Ah! the Green Goddess! What is the fascination that makes her so adorable and
so terrible? Aleister Crowley
Sometimes known as the ” Green Fairy”, “Green Witch” and the “Green Devil”. Absinthe is a making a comeback, but there is a great deal of misinformation on what it is and what our little green fairy supposedly does. We will get into the hallucinations later. Absinthe is a high alcohol spirit; since it does not have added sugar it is not considered a liqueur. It can be colorless or can have the traditional green color, which is derived from the chlorophyll in the herbs used, Chlorophyll acts almost like tannins in a wine, creating a drying sensation at the side of the mouth. The green version is known as “la fee verte”

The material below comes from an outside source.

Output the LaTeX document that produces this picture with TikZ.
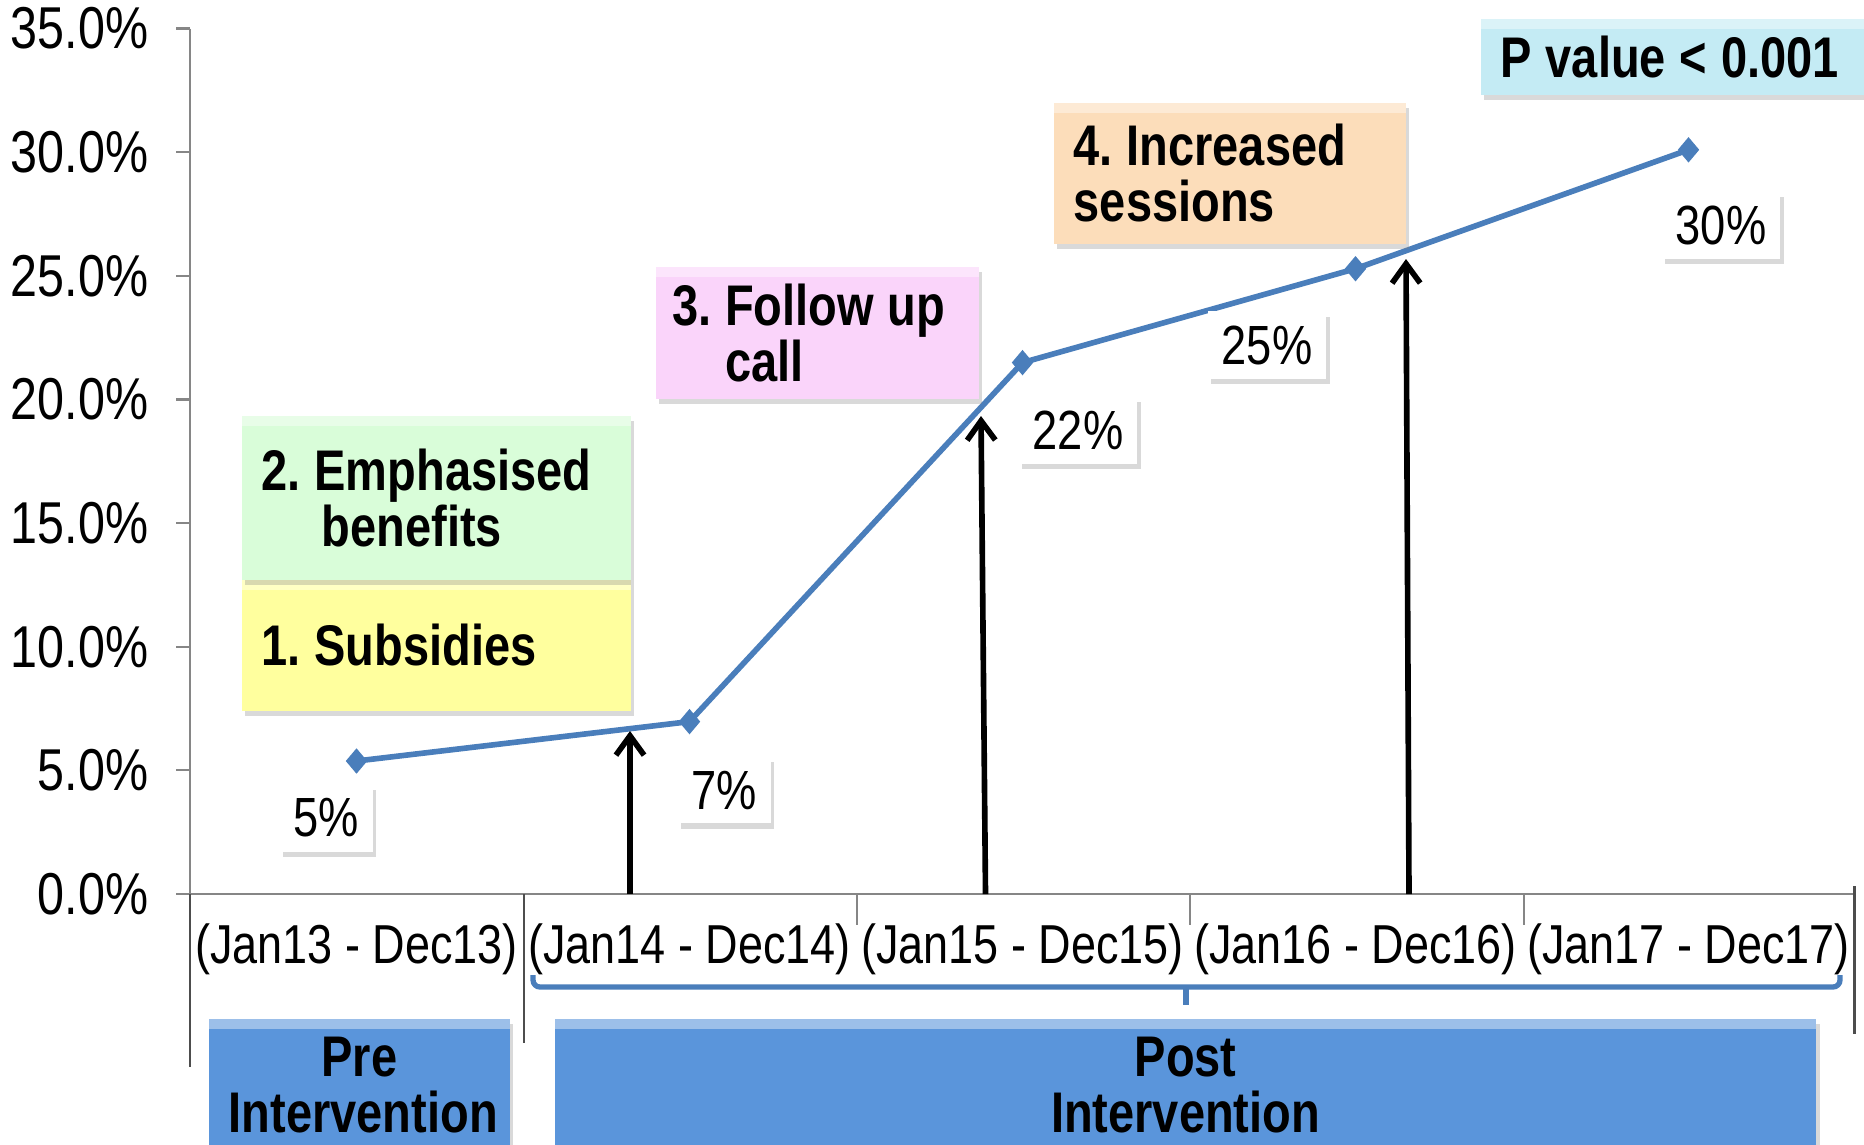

Like gin, cold compounding can be used to make a lower quality Absinthe, by the addition of essences and color to pure alcohol. There are so called Absinthe coming from Eastern Europe that is made this way. I have had some that where totally undrinkable. Some call it assbinthe.
Redistilling with grand wormwood, anise and fennel and other botanicals produces a proper Absinthe. Grande wormwood gives a slight bitter taste, fennel contributes licorice and sweetness. Anise gives the distinctive and defining flavor. Distillation integrates the flavors, giving a more uniform flavor profile.
Absinthe has a reputation of being psychotropic because the thujone in grand wormwood. Studies have shown that there is just not enough of it create a psychotropic reaction. There is also an urban legend that Absinthe acts on the same area of the brain as THC does. Once again an other study shows that it does not. Our little green girl is not as hazardous as her press makes out. By the way sage and rosemary also contain thujone.
Where did all the railing against Absinthe come from, and why our little green fairy was banned. In the mid eighteen hundreds Absinthe was cheap and was eating into the French wine market. The French wine industry to protect its profits, came out with a campaign, somewhat like prohibition to outlaw Absinthe. It used the press to vilify the product any way it could. A quote from the period “ Absinthe makes you crazy and criminal, provokes epilepsy and tuberculosis, and has killed thousands of French people. It makes a ferocious beast of man, a martyr of woman, and a degenerate of the infant, it disorganizes and ruins the family and menaces the future of the country.” Now, don’t you just want to try a glass of whatever it is that can cause all that mayhem and destruction? The French wine industry used its political might with lawmakers to ban Absinthe altogether. Our little green girl just about disappeared.
Abinthe also had a reputation as being bohemian, and a drink of deranged poets and artists. The little fairy kept some strange company. Toulouse Lautrec was known to drink six bottles a day. Lautrec also invented the earthquake, three oz of cognac and three oz of Absinthe. If you drink that much of a high alcohol spirit, possibly you are going to get a little deranged. Lautrec and others where pointed out as examples of what Absinthe could do to the mind. Oscar Wilde had a quote “Absinthe has a wonderful colour, green. A glass of absinthe is as poetical as anything in the world. What difference is there between a glass of absinthe and a sunset’ This was after drinking all day. Hemingway was quoted in letter “Got tight last night on absinthe and did knife tricks. Great success shooting the knife underhand into the piano. The woodworms are so bad and eat hell out of all the furniture that you can always claim the woodworms did it”
In 1912 Absinthe was banned in the US. France finally banned it in 1915. However in 1972 the law was changed in the US,banning products containing more than 10 milligrams of thujone. It just took awhile for everyone to figure out that most Absinthes have less than 10 milligrams of thujone. Once everyone found out through testing the thujone level in most Absinthes, and being below the limit it became legal. The green fairy made a comeback.
The traditional way of serving Absinthe is a wonderful ritual. A slotted spoon is placed over a glass, a sugar cube on the spoon and water dripped over the sugar cube. An effect called louching happens, the Absinthe turns cloudy. Some of the spoons are works of art in the own right and have become collector’s items.
Remarkably in British Columbia there is no upper limit on thujone levels
We have a highly recommend Absinthe made in British Columbia called Taboo. As a side note Canada has never had a ban on Absinthe.
I like Hemmingway’s recipe so I will quote him directly.
“ Pour one jigger absinthe into a Champagne glass. Add iced Champagne until it attains the proper opalescent milkiness. Drink three to five of these slowly. I heartily recommend drinking less than five of these, and you may also try pouring the absinthe on top instead; some brands of absinthe will float for a time on the Champagne, and this makes a nifty visual effect.”
Be careful with knives if you are having more than one.